The Labor candidate also confronted claims she'd received strong support from GetUp in her bid to unseat the Home Affairs minister.

Ms France said she'd had no contact with the left-wing activist group during her campaign.

Meanwhile, Mr Dutton was forced to defend his instrumental role in last year's ugly Liberal leadership spill.

Mr Dutton did not resile from trying to roll Malcolm Turnbull, but his challenger argued the people of Dickson were sick of the leadership turmoil in Canberra.

5. The victim of the drive-by Melbourne nightclub shooting remains in critical condition.

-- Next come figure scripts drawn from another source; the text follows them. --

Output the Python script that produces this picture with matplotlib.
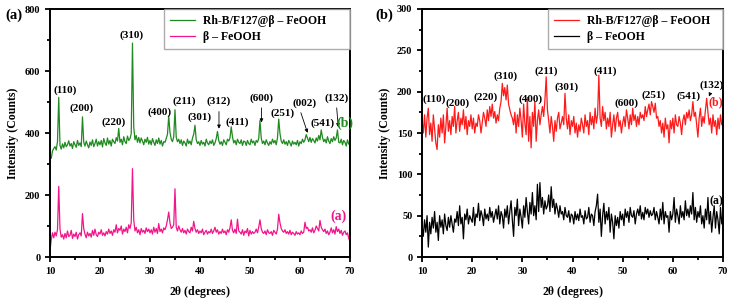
import numpy as np
import matplotlib
matplotlib.use("Agg")
import matplotlib.pyplot as plt
from matplotlib.ticker import MultipleLocator

plt.rcParams['font.family'] = ['Liberation Serif', 'DejaVu Serif']
plt.rcParams['font.weight'] = 'bold'
plt.rcParams['mathtext.fontset'] = 'stix'

# 2theta sampling grid (0.25 deg steps, 10..70)
two_theta = np.round(np.arange(10, 70.001, 0.25), 2)

# left panel: Rh-B/F127@beta-FeOOH (green), 4 points per degree
green_vals = [
    330, 318, 342, 350, 356, 345, 372, 515, 360, 348, 365, 352, 370, 356, 362, 375,
    358, 366, 350, 372, 362, 354, 376, 360, 368, 356, 452, 370, 358, 374, 362, 352,
    371, 360, 378, 356, 366, 380, 358, 372, 362, 376, 355, 382, 368, 360, 384, 364,
    376, 358, 380, 372, 366, 385, 374, 415, 370, 380, 362, 388, 372, 366, 390, 376,
    382, 398, 690, 420, 378, 392, 370, 386, 368, 384, 374, 362, 380, 370, 386, 364,
    376, 362, 382, 370, 360, 378, 366, 384, 364, 376, 358, 372, 370, 382, 396, 455,
    402, 380, 372, 388, 475, 386, 372, 380, 366, 378, 360, 374, 368, 358, 380, 366,
    374, 362, 384, 396, 425, 378, 366, 372, 360, 376, 364, 370, 358, 380, 368, 362,
    374, 366, 378, 360, 368, 382, 405, 376, 364, 372, 360, 378, 370, 362, 380, 374,
    384, 420, 388, 368, 376, 362, 380, 370, 366, 378, 360, 374, 372, 360, 376, 366,
    362, 380, 368, 374, 360, 376, 370, 382, 440, 384, 366, 374, 362, 378, 368, 360,
    372, 364, 380, 368, 376, 362, 384, 445, 398, 374, 366, 378, 364, 372, 360, 376,
    368, 358, 374, 364, 370, 362, 376, 358, 372, 366, 380, 370, 378, 395, 384, 372,
    386, 370, 382, 376, 368, 384, 374, 392, 378, 410, 386, 372, 380, 368, 388, 374,
    366, 382, 372, 388, 376, 384, 410, 370, 368, 380, 362, 376, 370, 358, 378, 364,
    372,
]

# left panel: beta-FeOOH (pink)
pink_vals = [
    20, 55, 78, 62, 80, 68, 88, 228, 90, 64, 72, 58, 76, 62, 84, 66,
    70, 86, 60, 74, 66, 80, 58, 72, 78, 68, 140, 92, 74, 62, 80, 68,
    76, 64, 86, 70, 90, 72, 66, 80, 74, 88, 70, 78, 68, 82, 74, 90,
    76, 84, 70, 88, 80, 104, 78, 92, 86, 100, 74, 90, 82, 96, 78, 104,
    92, 110, 285, 120, 84, 96, 78, 88, 72, 92, 80, 86, 76, 94, 82, 90,
    78, 88, 74, 96, 80, 92, 76, 108, 82, 90, 78, 94, 88, 100, 120, 145,
    110, 92, 96, 104, 220, 96, 84, 100, 88, 80, 92, 78, 86, 74, 90, 82,
    78, 96, 84, 115, 92, 80, 88, 76, 84, 78, 90, 72, 80, 86, 74, 82,
    78, 90, 76, 84, 96, 80, 88, 74, 82, 76, 90, 78, 84, 72, 88, 80,
    94, 120, 86, 78, 90, 76, 122, 84, 80, 74, 88, 70, 84, 78, 92, 68,
    86, 74, 82, 76, 80, 90, 78, 96, 120, 92, 80, 76, 84, 72, 88, 78,
    76, 82, 70, 86, 80, 74, 90, 138, 110, 92, 84, 80, 88, 76, 82, 74,
    86, 72, 80, 76, 70, 82, 74, 78, 72, 84, 76, 80, 112, 92, 96, 84,
    88, 80, 94, 78, 86, 100, 92, 84, 118, 96, 88, 82, 90, 76, 84, 72,
    80, 94, 78, 88, 74, 98, 82, 90, 76, 86, 70, 80, 84, 72, 78, 60,
    50,
]

# right panel: Rh-B/F127@beta-FeOOH (red)
red_vals = [
    165, 150, 172, 145, 168, 180, 148, 162, 140, 172, 155, 138, 130, 160, 145, 168,
    150, 172, 138, 158, 180, 152, 165, 148, 170, 158, 182, 150, 165, 175, 152, 168,
    160, 178, 155, 170, 148, 165, 158, 172, 155, 168, 150, 162, 158, 172, 165, 150,
    162, 175, 168, 158, 178, 165, 182, 170, 185, 168, 176, 162, 172, 165, 180, 188,
    210, 195, 205, 190, 208, 185, 178, 172, 168, 160, 175, 150, 172, 158, 180, 165,
    145, 185, 162, 148, 193, 140, 170, 132, 175, 158, 188, 140, 165, 178, 160, 172,
    182, 170, 190, 218, 178, 165, 150, 170, 158, 140, 165, 152, 168, 175, 155, 162,
    170, 160, 198, 168, 155, 172, 148, 165, 158, 170, 150, 162, 145, 160, 152, 168,
    160, 150, 172, 158, 165, 148, 175, 160, 170, 155, 180, 162, 172, 220, 168, 158,
    182, 165, 175, 155, 168, 158, 175, 145, 160, 172, 152, 168, 175, 158, 165, 150,
    162, 170, 158, 178, 168, 155, 172, 160, 180, 165, 172, 158, 170, 160, 175, 168,
    172, 165, 182, 170, 178, 185, 172, 188, 182, 175, 186, 168, 170, 158, 165, 150,
    162, 145, 168, 155, 160, 138, 165, 155, 168, 150, 172, 160, 158, 170, 162, 148,
    165, 172, 160, 175, 168, 178, 165, 172, 188, 170, 175, 160, 145, 168, 180, 158,
    170, 162, 178, 192, 175, 160, 168, 150, 172, 158, 165, 148, 168, 155, 172, 160,
    165,
]

# right panel: beta-FeOOH (black)
black_vals = [
    38, 25, 45, 30, 50, 12, 42, 28, 48, 35, 55, 30, 42, 20, 50, 36,
    45, 28, 52, 38, 32, 48, 36, 50, 40, 30, 46, 42, 55, 38, 62, 40,
    48, 22, 52, 45, 58, 40, 50, 46, 42, 60, 38, 52, 48, 65, 44, 56,
    50, 38, 58, 46, 52, 44, 60, 48, 55, 42, 50, 58, 46, 62, 40, 55,
    50, 35, 58, 48, 62, 40, 55, 68, 45, 25, 60, 50, 70, 38, 58, 48,
    35, 62, 48, 72, 55, 40, 66, 52, 78, 50, 62, 45, 88, 55, 90, 60,
    72, 52, 68, 58, 62, 75, 55, 85, 60, 70, 52, 65, 58, 48, 62, 52,
    55, 45, 60, 50, 48, 56, 42, 52, 50, 40, 55, 45, 52, 44, 58, 48,
    50, 40, 56, 46, 48, 60, 42, 52, 50, 38, 55, 62, 76, 42, 58, 25,
    50, 65, 40, 55, 45, 60, 30, 52, 42, 22, 50, 38, 48, 35, 55, 45,
    52, 38, 58, 48, 55, 42, 60, 50, 48, 56, 40, 52, 58, 50, 62, 46,
    54, 45, 60, 52, 58, 48, 56, 50, 52, 60, 45, 55, 48, 40, 58, 45,
    66, 40, 55, 48, 50, 30, 55, 45, 52, 72, 42, 58, 50, 40, 62, 48,
    55, 45, 68, 50, 58, 48, 62, 52, 78, 45, 60, 42, 55, 48, 62, 40,
    50, 35, 58, 45, 72, 40, 55, 30, 48, 62, 35, 55, 45, 28, 60, 40,
    52,
]

# peak labels: (text, x, y)
left_peaks = [("(110)", 13.1, 538), ("(200)", 16.3, 480), ("(220)", 22.8, 436),
              ("(310)", 26.3, 716), ("(400)", 32.0, 468), ("(211)", 36.9, 504),
              ("(301)", 39.9, 450), ("(312)", 43.8, 501), ("(411)", 47.5, 436),
              ("(600)", 52.3, 512), ("(251)", 56.5, 463), ("(002)", 60.9, 496),
              ("(541)", 64.5, 431), ("(132)", 67.3, 512)]
left_arrows = [((43.8, 478), (43.8, 405)), ((52.3, 490), (52.3, 425)),
               ((60.0, 474), (61.7, 392)), ((67.3, 490), (67.7, 410))]

right_peaks = [("(110)", 12.4, 191), ("(200)", 17.0, 186), ("(220)", 22.6, 193),
               ("(310)", 26.7, 219), ("(400)", 31.7, 191), ("(211)", 34.7, 225),
               ("(301)", 38.8, 205), ("(411)", 46.6, 225), ("(600)", 50.8, 186),
               ("(251)", 56.1, 196), ("(541)", 63.2, 195), ("(132)", 67.7, 208)]
right_arrows = [((67.6, 200), (67.0, 191))]

green = '#1f8a1f'
pink = '#f2158a'
red = '#ff1a1a'

fig = plt.figure(figsize=(7.34, 3.0), dpi=100)
ax1 = fig.add_axes([0.0681, 0.1433, 0.4087, 0.8267])
ax2 = fig.add_axes([0.5750, 0.1433, 0.4100, 0.8267])


def style(ax, ymax, ymajor, leg_x0):
    ax.set_xlim(10, 70)
    ax.set_ylim(0, ymax)
    ax.xaxis.set_major_locator(MultipleLocator(10))
    ax.xaxis.set_minor_locator(MultipleLocator(5))
    ax.yaxis.set_major_locator(MultipleLocator(ymajor))
    ax.yaxis.set_minor_locator(MultipleLocator(ymajor / 2))
    ax.tick_params(which='both', direction='out', width=1.3, labelsize=7.5)
    ax.tick_params(which='major', length=3.5)
    ax.tick_params(which='minor', length=2.5)
    for lab in ax.get_xticklabels() + ax.get_yticklabels():
        lab.set_fontweight('bold')
    for sp in ax.spines.values():
        sp.set_linewidth(1.4)
    ax.set_xlabel(r'2$\mathbf{\theta}$ (degrees)', fontsize=8.5, fontweight='bold', labelpad=6)
    ax.set_ylabel('Intensity (Counts)', fontsize=8.5, fontweight='bold', labelpad=4)
    ax.legend(loc='upper right', bbox_to_anchor=(leg_x0, 0.86, 1 - leg_x0, 0.14),
              mode='expand', frameon=True, fancybox=False,
              edgecolor='#999999', borderaxespad=0.0, handlelength=2.1,
              handletextpad=0.7, borderpad=0.5, labelspacing=0.35,
              prop={'weight': 'bold', 'size': 8.5})


# left panel
ax1.plot(two_theta, green_vals, color=green, lw=0.9, label='Rh-B/F127@β – FeOOH')
ax1.plot(two_theta, pink_vals, color=pink, lw=0.9, label='β – FeOOH')
style(ax1, 800, 200, 0.38)
for txt, x, y in left_peaks:
    ax1.text(x, y, txt, fontsize=8, fontweight='bold', ha='center', va='center')
for (x0, y0), (x1, y1) in left_arrows:
    ax1.annotate('', xy=(x1, y1), xytext=(x0, y0),
                 arrowprops=dict(arrowstyle='-|>', lw=0.6, color='black', mutation_scale=5))
ax1.text(67.7, 130, '(a)', color=pink, fontsize=10, fontweight='bold', ha='center', va='center')
ax1.text(68.9, 433, '(b)', color=green, fontsize=10, fontweight='bold', ha='center', va='center')

# right panel
ax2.plot(two_theta, red_vals, color=red, lw=0.9, label='Rh-B/F127@β – FeOOH')
ax2.plot(two_theta, black_vals, color='black', lw=0.9, label='β – FeOOH')
style(ax2, 300, 50, 0.42)
ax2.yaxis.set_minor_locator(MultipleLocator(25))
for txt, x, y in right_peaks:
    ax2.text(x, y, txt, fontsize=8, fontweight='bold', ha='center', va='center')
for (x0, y0), (x1, y1) in right_arrows:
    ax2.annotate('', xy=(x1, y1), xytext=(x0, y0),
                 arrowprops=dict(arrowstyle='-|>', lw=0.6, color='black', mutation_scale=5))
ax2.text(68.6, 187, '(b)', color=red, fontsize=8.5, fontweight='bold', ha='center', va='center')
ax2.text(68.7, 67, '(a)', color='black', fontsize=8.5, ha='center', va='center')

# panel letters
fig.text(0.007, 0.95, '(a)', fontsize=10.5, fontweight='bold', ha='left', va='center')
fig.text(0.511, 0.95, '(b)', fontsize=10.5, fontweight='bold', ha='left', va='center')

fig.savefig('out.png', dpi=100)
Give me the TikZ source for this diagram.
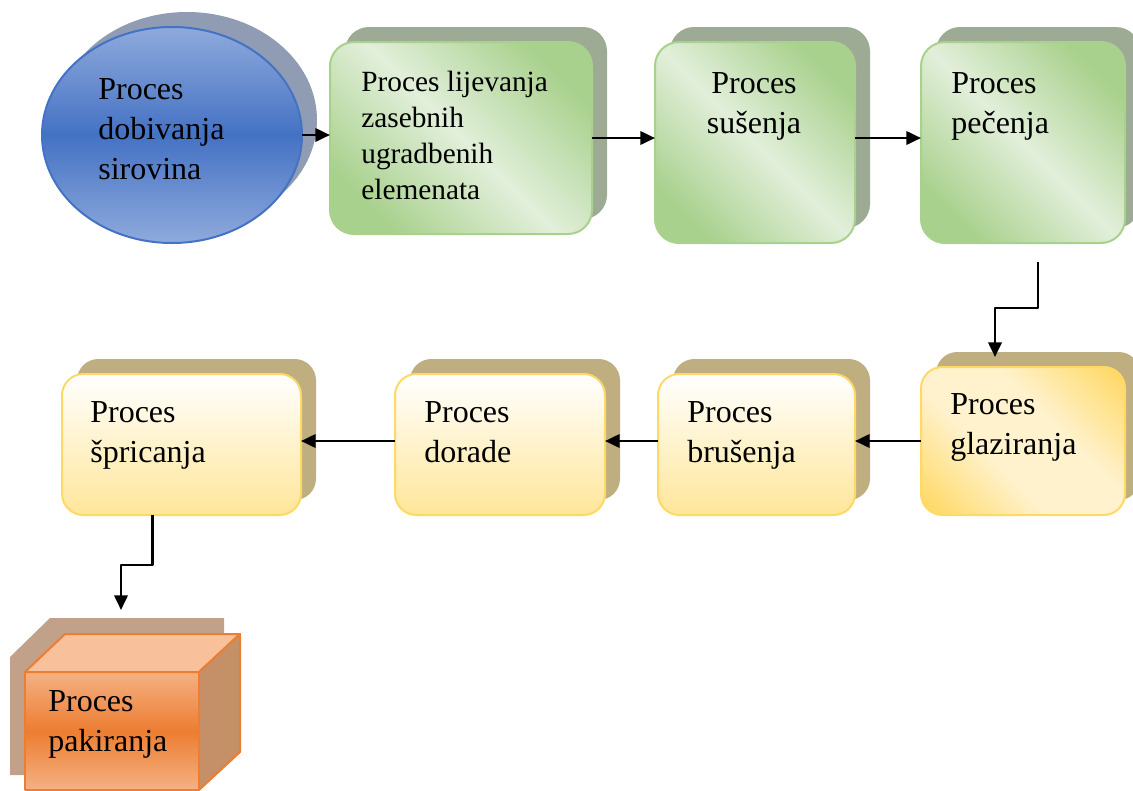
\documentclass[tikz,border=0pt]{standalone}
\usepackage{fontspec}
\setmainfont{Liberation Serif}
\usetikzlibrary{arrows.meta,positioning,shapes.geometric,shadows}

\definecolor{blueD}{HTML}{4472C4}
\definecolor{blueL}{HTML}{8FAADC}
\definecolor{blueSh}{HTML}{8F9CB3}
\definecolor{greenD}{HTML}{A9D18E}
\definecolor{greenL}{HTML}{E2EFDA}
\definecolor{greenSh}{HTML}{9DAA94}
\definecolor{yelD}{HTML}{FFD966}
\definecolor{yelM}{HTML}{FFE699}
\definecolor{yelL}{HTML}{FFF2CC}
\definecolor{yelSh}{HTML}{BFAE7F}
\definecolor{orD}{HTML}{ED7D31}
\definecolor{orL}{HTML}{F4B183}
\definecolor{orTop}{HTML}{F8C09B}
\definecolor{orSide}{HTML}{C58F68}
\definecolor{orSh}{HTML}{C1A189}

\pgfdeclareverticalshading{bluemid}{100bp}{color(0bp)=(blueL); color(25bp)=(blueL); color(50bp)=(blueD); color(75bp)=(blueL); color(100bp)=(blueL)}
\pgfdeclareverticalshading{greendiag}{100bp}{color(0bp)=(greenD); color(25bp)=(greenD); color(50bp)=(greenL); color(75bp)=(greenD); color(100bp)=(greenD)}
\pgfdeclareverticalshading{yellowdiag}{100bp}{color(0bp)=(yelD); color(17bp)=(yelD); color(40bp)=(yelL); color(60bp)=(yelL); color(83bp)=(yelD); color(100bp)=(yelD)}
\pgfdeclareverticalshading{orangemid}{100bp}{color(0bp)=(orL); color(25bp)=(orL); color(50bp)=(orD); color(75bp)=(orL); color(100bp)=(orL)}

\tikzset{
    %Define standard arrow tip
    >={Triangle[length=11pt,width=10pt]},
    %Define style for the round start
    blob/.style={
           ellipse,
           draw=blueD, line width=1.5pt,
           shade, shading=bluemid,
           minimum width=195pt,
           minimum height=162pt,
           inner sep=0pt, outer sep=0pt,
           copy shadow={shadow xshift=11.25pt, shadow yshift=11.25pt, fill=blueSh, draw=none}},
    %Define style for boxes
    greenbox/.style={
           rectangle,
           rounded corners=18pt,
           draw=greenD, line width=1.5pt,
           shade, shading=greendiag, shading angle=-45,
           inner sep=0pt, outer sep=0pt,
           copy shadow={shadow xshift=11.25pt, shadow yshift=11.25pt, fill=greenSh, draw=none}},
    yellowbox/.style={
           rectangle,
           rounded corners=16pt,
           draw=yelD, line width=1.5pt,
           top color=white, bottom color=yelM,
           inner sep=0pt, outer sep=0pt,
           copy shadow={shadow xshift=11.25pt, shadow yshift=11.25pt, fill=yelSh, draw=none}},
    glazebox/.style={
           yellowbox,
           shading=yellowdiag, shading angle=-45},
    packfront/.style={
           rectangle,
           draw=orD, line width=1.5pt,
           shade, shading=orangemid,
           inner sep=0pt, outer sep=0pt},
    packface/.style={
           draw=orD, line width=1.5pt},
    %Define style for texts
    txt/.style={
           font=\fontsize{24}{30}\selectfont,
           align=left,
           anchor=north west,
           inner sep=0pt}
}

\begin{document}
\begin{tikzpicture}[x=0.75pt,y=-0.75pt,->,line width=2pt,line join=round]

\useasboundingbox (0,0) rectangle (1133,790);

 %nodes
\node[blob](src) at (172,135){};
\node[greenbox, minimum width=196.5pt, minimum height=144pt](cast) at (461,138){};
\node[greenbox, minimum width=150pt, minimum height=150.75pt](dry) at (755,142.5){};
\node[greenbox, minimum width=153pt, minimum height=150.75pt](fire) at (1023,142.5){};
\node[glazebox, minimum width=153pt, minimum height=111pt](glaze) at (1023,441){};
\node[yellowbox, minimum width=147.75pt, minimum height=105.75pt](grind) at (756.5,444.5){};
\node[yellowbox, minimum width=157.5pt, minimum height=105.75pt](finish) at (500,444.5){};
\node[yellowbox, minimum width=179.25pt, minimum height=105.75pt](spray) at (181.5,444.5){};

 %packing box
\fill[orSh] (10,775) -- (10,657) -- (50,618) -- (224,618) -- (224,737) -- (184,775) -- cycle;
\node[packfront, minimum width=130.5pt, minimum height=88.5pt](pack) at (112,731){};
\filldraw[packface, fill=orTop] (pack.north west) -- ++(40,-38) -- ++(175,0) -- (pack.north east) -- cycle;
\filldraw[packface, fill=orSide] (pack.north east) -- ++(41,-38) -- ++(0,118) -- (pack.south east) -- cycle;

 %texts
\node[txt](srcT) at (97,77){Proces\\dobivanja\\sirovina};
\node[txt, font=\fontsize{22}{27}\selectfont](castT) at (360,70){Proces lijevanja\\zasebnih\\ugradbenih\\elemenata};
\node[txt, anchor=north, align=center](dryT) at (754,71){Proces\\sušenja};
\node[txt](fireT) at (950,71){Proces\\pečenja};
\node[txt](glazeT) at (949,392){Proces\\glaziranja};
\node[txt](grindT) at (686,400){Proces\\brušenja};
\node[txt](finishT) at (423,400){Proces\\dorade};
\node[txt](sprayT) at (89,400){Proces\\špricanja};
\node[txt](packT) at (47,689){Proces\\pakiranja};

 %arrows
\draw (src.east) -- (src.east -| cast.west);
\draw (cast.east) -- (cast.east -| dry.west);
\draw (cast.east -| dry.east) -- (cast.east -| fire.west);
\draw ([xshift=11.25pt,yshift=-14.25pt]fire.south) -- ++(0,46) -| ([xshift=-21pt,yshift=7.5pt]glaze.north);
\draw (glaze.west) -- (glaze.west -| grind.east);
\draw (grind.west |- glaze.west) -- (glaze.west -| finish.east);
\draw (finish.west |- glaze.west) -- (glaze.west -| spray.east);
\draw ([xshift=-22pt]spray.south) -- ++(0,50) -| ([xshift=6.75pt,yshift=46.5pt]pack.north);

\end{tikzpicture}
\end{document}
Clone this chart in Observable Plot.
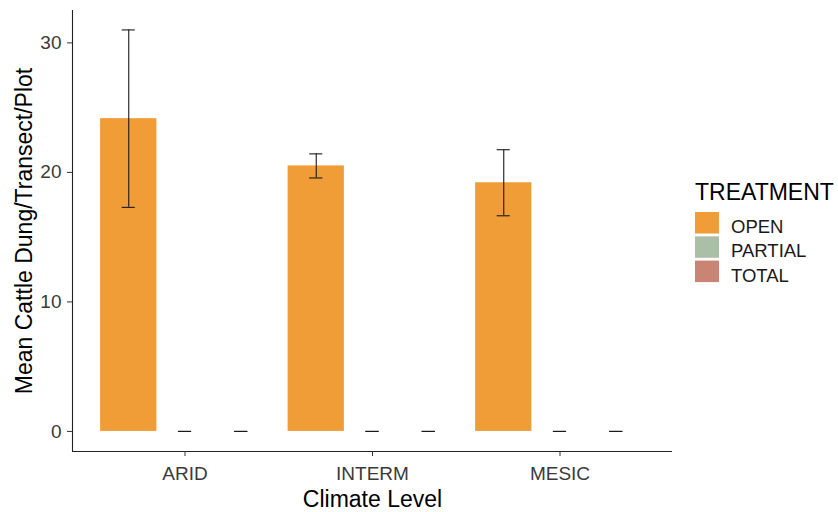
<!DOCTYPE html>
<html>
<head>
<meta charset="utf-8">
<script src="https://cdn.jsdelivr.net/npm/d3@7"></script>
<script src="https://cdn.jsdelivr.net/npm/@observablehq/plot@0.6"></script>
<style>
  html, body { margin: 0; padding: 0; background: #fff; }
  #wrap { position: relative; width: 838px; height: 512px; font-family: "Liberation Sans", Arial, sans-serif; }
  #legend { position: absolute; left: 0; top: 0; pointer-events: none; }
</style>
</head>
<body>
<div id="wrap"></div>
<script>
// ---- data ----
const climates = ["ARID", "INTERM", "MESIC"];
const treatments = ["OPEN", "PARTIAL", "TOTAL"];
const treatmentColors = ["#F09C37", "#ABBFA6", "#C98474"];
const openMean = [24.15, 20.5, 19.2];
const openSE = [6.85, 0.93, 2.55];
const partialMean = [0, 0, 0];
const partialSE = [0, 0, 0];
const totalMean = [0, 0, 0];
const totalSE = [0, 0, 0];
const yTicks = [0, 10, 20, 30];
const xTitle = "Climate Level";
const yTitle = "Mean Cattle Dung/Transect/Plot";
const legendTitle = "TREATMENT";

// ---- build table ----
const means = {OPEN: openMean, PARTIAL: partialMean, TOTAL: totalMean};
const ses = {OPEN: openSE, PARTIAL: partialSE, TOTAL: totalSE};
const dodge = 0.3, half = 0.15, whisk = 0.035;
const rows = climates.flatMap((c, i) => treatments.map((t, j) => {
  const pos = i + 1 + (j - 1) * dodge;
  return {climate: c, treatment: t, pos, x1: pos - half, x2: pos + half,
          w1: pos - whisk, w2: pos + whisk,
          mean: means[t][i], lo: means[t][i] - ses[t][i], hi: means[t][i] + ses[t][i]};
}));

const xDomain = [0.4, climates.length + 0.6];
const yDomain = [-1.55, 32.5];
const font = '"Liberation Sans", Arial, sans-serif';

const plot = Plot.plot({
  width: 838,
  height: 512,
  marginLeft: 72,
  marginRight: 166,
  marginTop: 10,
  marginBottom: 61,
  style: {fontFamily: font, background: "#fff"},
  x: {domain: xDomain, axis: null},
  y: {domain: yDomain, axis: null},
  color: {domain: treatments, range: treatmentColors},
  marks: [
    Plot.rectY(rows, {x1: "x1", x2: "x2", y1: 0, y2: "mean", fill: "treatment"}),
    Plot.ruleX(rows, {x: "pos", y1: "lo", y2: "hi", stroke: "#1a1a1a", strokeWidth: 1.1}),
    Plot.ruleY(rows, {x1: "w1", x2: "w2", y: "hi", stroke: "#1a1a1a", strokeWidth: 1.1}),
    Plot.ruleY(rows, {x1: "w1", x2: "w2", y: "lo", stroke: "#1a1a1a", strokeWidth: 1.1}),
    // axis lines
    Plot.ruleX([xDomain[0]], {stroke: "#222", strokeWidth: 1.1}),
    Plot.ruleY([yDomain[0]], {stroke: "#222", strokeWidth: 1.1}),
    Plot.axisX({ticks: climates.map((c, i) => i + 1), tickFormat: d => climates[d - 1],
                tickSize: 5, tickPadding: 10, fontSize: 19, color: "#3a3a3a", stroke: "#333", label: null}),
    Plot.axisY({ticks: yTicks, tickSize: 5, tickPadding: 6, fontSize: 19, color: "#3a3a3a", stroke: "#333", label: null}),
    Plot.text([xTitle], {frameAnchor: "bottom", textAnchor: "middle", lineAnchor: "middle", dy: 48, fontSize: 23, fill: "#000"}),
    Plot.text([yTitle], {frameAnchor: "left", textAnchor: "middle", lineAnchor: "middle", rotate: -90, dx: -48, fontSize: 23, fill: "#000"})
  ]
});

const wrap = document.getElementById("wrap");
wrap.appendChild(plot);

// ---- legend ----
const color = plot.scale("color");
const svg = d3.select(wrap).append("svg")
  .attr("id", "legend").attr("width", 838).attr("height", 512)
  .style("font-family", font);
svg.append("text").attr("x", 695).attr("y", 200).attr("font-size", 23).attr("fill", "#000").text(legendTitle);
color.domain.forEach((t, i) => {
  svg.append("rect").attr("x", 695).attr("y", 212 + i * 24.3).attr("width", 24).attr("height", 21.5)
    .attr("fill", color.range[i]);
  svg.append("text").attr("x", 731).attr("y", 233 + i * 24.3).attr("font-size", 18.5).attr("fill", "#1a1a1a").text(t);
});
</script>
</body>
</html>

A man who was shot while waiting to get into a popular Melbourne nightclub remains in a critical condition, as police probe gang links to the drive-by shooting.

The shooting at Prahran venue Love Machine on Sunday morning has claimed one man's life and another man, named in reports as talented soccer player Richard Arow, is fighting for life.

Tributes have flowed on social media for Mr Arow, 28, of Maidstone, but the hospital said on Tuesday he remains in hospital in a critical condition.

Police are examining links to outlaw motorcycle gangs and Middle Eastern organised crime groups as part of a "thorough" investigation into the shooting.

"We think this is quite a specific, targeted attack, but we do not understand the motive, nor the people who are involved in it at this time," Victoria Police Crime Command Assistant Commissioner Tess Walsh told reporters on Monday.

"Clearly there are tensions escalating."

Security guard Aaron Khalid Osmani, 37, was also rushed to hospital after the shooting and died later on Sunday.

Three other men were injured by the shots fired from a stolen black Porsche SUV about 3.20am.

The Porsche, which was stolen from Dandenong in March, was found burnt-out in Wollert after the shooting.

Ms Walsh said there was no evidence to link the nightclub shooting to other recent fatal gun attacks, including one at a boxing match.

"We are extremely confident we will solve this crime and this horrendous murder," she said.

Detectives are asking for public information to help solve the crime.